I used to handle digital marketing campaigns for businesses with massive budgets. Amid that hustle and bustle, the ones who seemed genuinely stable in their roles rarely bragged or demanded praise; they simply did their job well.
The same goes for birthdays: they don’t need confetti or spotlights—they know who they are.
They find joy in everyday moments
I’ve mentioned this before, but I truly believe that finding joy in ordinary moments is a key to genuine happiness. That’s something I often see in people who don’t fuss over their birthdays.
They’d rather savor a simple get-together or maybe just spend an hour alone reflecting on life, rather than blow out candles on a towering three-tier cake.
I see a parallel to travel here. I remember being in a remote village in southern Italy a few years back.
There weren’t any grand tourist attractions—just rolling hills, local farms, and a small community that thrived on simplicity.
Strangely enough, I felt more content there than I had in some of the world’s most famous cities.
Sometimes, it’s the little things—like a heartfelt conversation or a quiet evening walk—that make us feel most alive.
These folks don’t need a big moment once a year to feel happy; they find small pleasures scattered throughout every day.
They value genuine connections over public praise
A lot of times, birthdays turn into a social media spectacle.
The more “Happy Birthday” notifications, the better, right? Well, not necessarily.
People who keep their birthdays low-key often place higher value on deep, genuine connections than on a flood of passing messages online.
Rather than receiving 200 brief comments on Facebook, they might prefer a heart-to-heart phone call from an old friend.
They understand that a true connection can’t be quantified by the number of texts or the length of a digital timeline post.
A single, meaningful conversation will always outweigh a hundred superficial messages.
They are less driven by external milestones
When birthdays don’t matter much to you, it often indicates that external milestones, like turning 30 or 40, aren’t dictating your sense of worth.
I’ve seen so many friends panic about hitting that next decade as though the clock is ticking on their happiness or success.
But the birthday-minimalist crowd usually takes it in stride. Age is just a number, as they say, and they’re more focused on the ongoing journey than on an annual date.
This perspective can actually be a boon for personal growth.
People who are less fixated on age-related milestones are often better at adapting to life changes.
They’re more agile when it comes to setting goals that matter to them, rather than ones that society imposes.
It’s not that they lack ambition; they just define success on their own terms.
They invest in self-reflection
I’ve always been fascinated by introspection and the power it has to shape our decisions.
People who underplay their birthdays often use that date as a quiet checkpoint.
Instead of throwing a big bash, they might spend some extra time journaling, reflecting on the past year, or planning for the future.
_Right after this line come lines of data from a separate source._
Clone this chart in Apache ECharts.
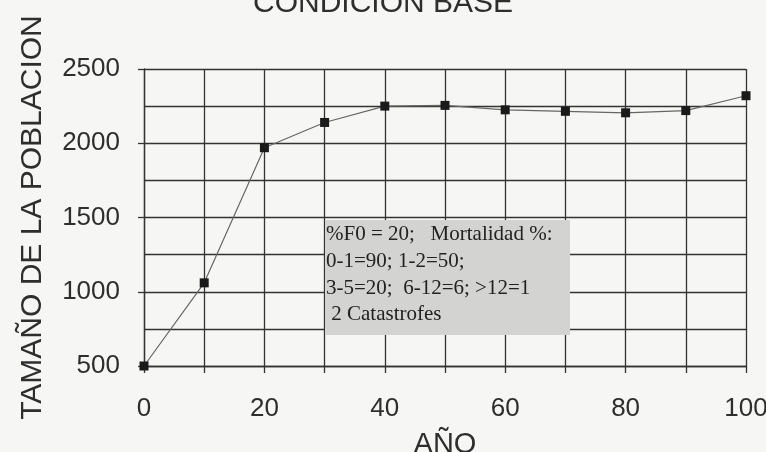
<!DOCTYPE html>
<html>
<head>
<meta charset="utf-8">
<script src="https://cdn.jsdelivr.net/npm/echarts@6/dist/echarts.min.js"></script>
<style>
html,body{margin:0;padding:0;background:#f6f6f4;}
#c{width:766px;height:452px;}
</style>
</head>
<body>
<div id="c"></div>
<script>
const years = [0, 10, 20, 30, 40, 50, 60, 70, 80, 90, 100];
const population = [500, 1060, 1970, 2140, 2250, 2255, 2225, 2215, 2205, 2220, 2320];
const titleText = 'CONDICION BASE';
const xName = 'AÑO';
const yName = 'TAMAÑO DE LA POBLACION';
const noteLines = ['%F0 = 20;   Mortalidad %:', '0-1=90; 1-2=50;', '3-5=20;  6-12=6; >12=1', ' 2 Catastrofes'];

const chart = echarts.init(document.getElementById('c'));
const ink = '#2e2e2e';
const gridStyle = {color: '#333', width: 1.3};
chart.setOption({
  backgroundColor: '#f6f6f4',
  animation: false,
  grid: {left: 144, right: 20, top: 69, bottom: 86, containLabel: false, outerBoundsMode: 'none'},
  xAxis: {
    type: 'value', min: 0, max: 100, interval: 20,
    axisLine: {show: true, lineStyle: gridStyle},
    axisTick: {show: true, length: 7, lineStyle: gridStyle},
    minorTick: {show: true, splitNumber: 2, length: 7, lineStyle: gridStyle},
    splitLine: {show: true, lineStyle: gridStyle},
    minorSplitLine: {show: true, lineStyle: gridStyle},
    axisLabel: {fontFamily: 'Liberation Sans, Arial', fontSize: 26, color: ink, margin: 30, formatter: v => String(v)},
    name: xName, nameLocation: 'middle', nameGap: 64,
    nameTextStyle: {fontFamily: 'Liberation Sans, Arial', fontSize: 29, color: ink}
  },
  yAxis: {
    type: 'value', min: 500, max: 2500, interval: 500,
    axisLine: {show: true, lineStyle: gridStyle},
    axisTick: {show: true, length: 6, lineStyle: gridStyle},
    minorTick: {show: false, splitNumber: 2},
    splitLine: {show: true, lineStyle: gridStyle},
    minorSplitLine: {show: true, lineStyle: gridStyle},
    axisLabel: {fontFamily: 'Liberation Sans, Arial', fontSize: 26, color: ink, margin: 24, formatter: v => String(v)},
    name: yName, nameLocation: 'middle', nameGap: 96, nameRotate: 90,
    nameTextStyle: {fontFamily: 'Liberation Sans, Arial', fontSize: 30, color: ink, padding: [0, 0, 0, 0]}
  },
  series: [{
    type: 'line',
    data: years.map((x, i) => [x, population[i]]),
    symbol: 'rect', symbolSize: 9,
    lineStyle: {color: '#666', width: 1.2},
    itemStyle: {color: '#1a1a1a'},
    z: 5
  }],
  graphic: [
    {type: 'text', left: 'center', top: -11, style: {text: titleText, fontFamily: 'Liberation Sans, Arial', fontSize: 30, fill: ink}, z: 10},
    {type: 'rect', shape: {x: 325, y: 220, width: 245, height: 115}, style: {fill: '#d3d3d1'}, z: 10},
    {type: 'text', x: 326, y: 221, style: {text: noteLines.join('\n'), fontFamily: 'Liberation Serif, Times New Roman', fontSize: 21, lineHeight: 26.8, fill: '#222'}, z: 11}
  ]
});
</script>
</body>
</html>
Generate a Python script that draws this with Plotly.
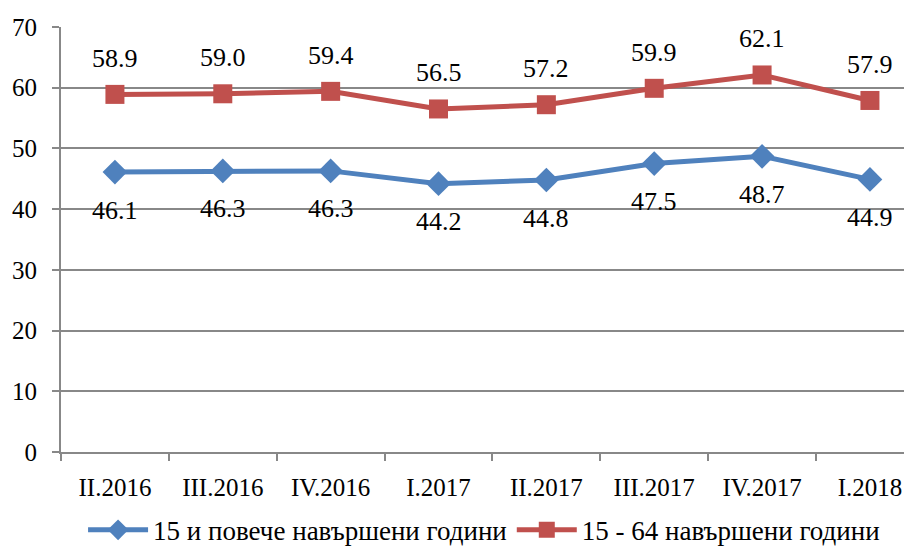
import plotly.graph_objects as go

categories = ["II.2016", "III.2016", "IV.2016", "I.2017", "II.2017", "III.2017", "IV.2017", "I.2018"]
series_15plus = [46.1, 46.3, 46.3, 44.2, 44.8, 47.5, 48.7, 44.9]
series_15_64 = [58.9, 59.0, 59.4, 56.5, 57.2, 59.9, 62.1, 57.9]
name_15plus = "15 и повече навършени години"
name_15_64 = "15 - 64 навършени години"

font_family = "Times New Roman, Liberation Serif, serif"

fig = go.Figure()
fig.add_trace(go.Scatter(
    x=categories, y=series_15plus, name=name_15plus,
    mode="lines+markers",
    line=dict(color="#4F81BD", width=5),
    marker=dict(symbol="diamond", size=19, color="#4F81BD"),
))
fig.add_trace(go.Scatter(
    x=categories, y=series_15_64, name=name_15_64,
    mode="lines+markers",
    line=dict(color="#C0504D", width=5),
    marker=dict(symbol="square", size=19, color="#C0504D"),
))

annotations = []
for c, v in zip(categories, series_15plus):
    annotations.append(dict(x=c, y=v, text=f"{v:.1f}", showarrow=False,
                            yanchor="middle", yshift=-38,
                            font=dict(family=font_family, size=26, color="#000000")))
for c, v in zip(categories, series_15_64):
    annotations.append(dict(x=c, y=v, text=f"{v:.1f}", showarrow=False,
                            yanchor="middle", yshift=36,
                            font=dict(family=font_family, size=26, color="#000000")))

fig.update_layout(
    width=912, height=548,
    margin=dict(l=53, r=8, t=19, b=104),
    paper_bgcolor="white", plot_bgcolor="white",
    font=dict(family=font_family, size=25, color="#000000"),
    showlegend=True,
    annotations=annotations,
    legend=dict(orientation="h", xref="container", yref="container",
                x=0.522, xanchor="center", y=0.047, yanchor="middle",
                font=dict(family=font_family, size=27, color="#000000"),
                itemwidth=60, tracegroupgap=0),
)
fig.update_xaxes(
    type="category", range=[-0.5, 7.39], automargin=False,
    showline=True, linecolor="#888888", linewidth=2,
    ticks="outside", tickson="boundaries", ticklen=7, tickcolor="#888888", tickwidth=2,
    ticklabelstandoff=12,
    showgrid=False, tickfont=dict(family=font_family, size=25, color="#000000"),
)
fig.update_yaxes(
    range=[0, 70], dtick=10, automargin=False,
    showline=True, linecolor="#888888", linewidth=2,
    ticks="outside", ticklen=7, tickcolor="#888888", tickwidth=2,
    ticklabelstandoff=10,
    showgrid=True, gridcolor="#888888", gridwidth=1.5,
    zeroline=False, tickfont=dict(family=font_family, size=25, color="#000000"),
)

fig.write_html("out.html")
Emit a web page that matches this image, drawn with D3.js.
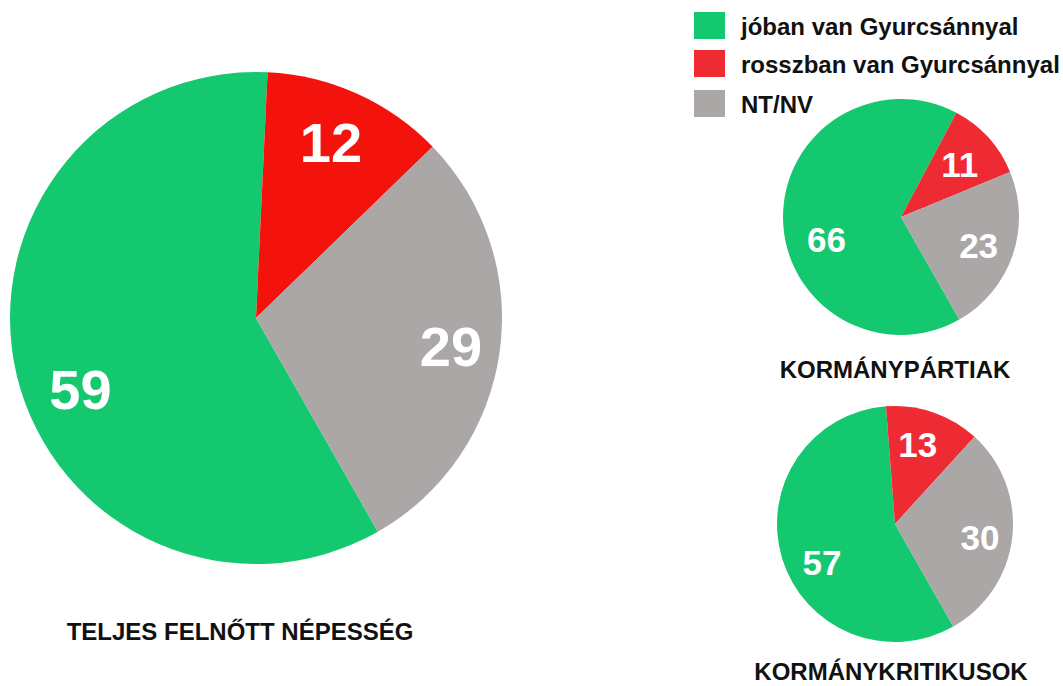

They embrace their birthday as a chance for private self-reflection rather than a public display.
There’s a comfort in being alone with your thoughts, especially in a world that sometimes feels like it’s always turned up to maximum volume.
If you often prefer a low-profile birthday, you may be using that day to recalibrate and think about your personal path.
This self-awareness can pay dividends in the long run because it allows you to course-correct and grow from within.
They appreciate autonomy and personal agency
Finally, I’ve noticed that people who don’t celebrate birthdays in a grand way often value their independence deeply.
They’re generally the kind of folks who relish making decisions that come from a place of personal conviction, rather than following the crowd.
That might translate into choosing to stay at home and watch a documentary when everyone else is going out to a bar to celebrate.
Their independence doesn’t mean they’re antisocial.
In many cases, they’re perfectly comfortable with social gatherings—they just don’t feel compelled to do something because it’s “expected.”
That ability to break free from social norms and do what genuinely feels right for them is pretty admirable.
It’s the kind of trait that can be a catalyst for original thinking and innovation, whether it’s in personal life or in a professional setting.
I saw this firsthand when I pivoted from my corporate digital marketing job to working freelance and then eventually into a writing career.
The biggest hurdle was shaking off expectations about the “right way” to advance.
The people who show independence in how they handle big life events, like birthdays, tend to embody that spirit more consistently.
They don’t rely on tradition or expectation to define what’s worth doing.
Putting it all together
In the end, celebrating (or not celebrating) birthdays doesn’t define a person’s character—actions do.
But I’ve observed that those who don’t make a big deal out of their birthdays often exhibit a unique blend of confidence, gratitude, introspection, and independence.
They’re the sort of people who find joy in the mundane, invest in meaningful connections, and aren’t dictated by societal checkboxes.
They don’t need a big party to know who they are or to feel appreciated.
So, if you find yourself opting for a quiet birthday every year, that might say more about you than you realize.
And if you’re someone who loves a big bash, maybe take a page out of their playbook—consider using your birthday not just as a celebration, but as an opportunity for reflection and gratitude as well.
No matter how you choose to celebrate, I think we can all learn from their low-key approach.
After all, there’s something undeniably refreshing about not needing balloons, streamers, or an audience to feel like you’re living your best life.
You’re simply doing it on your own terms, which, in my book, is a trait worth celebrating any day.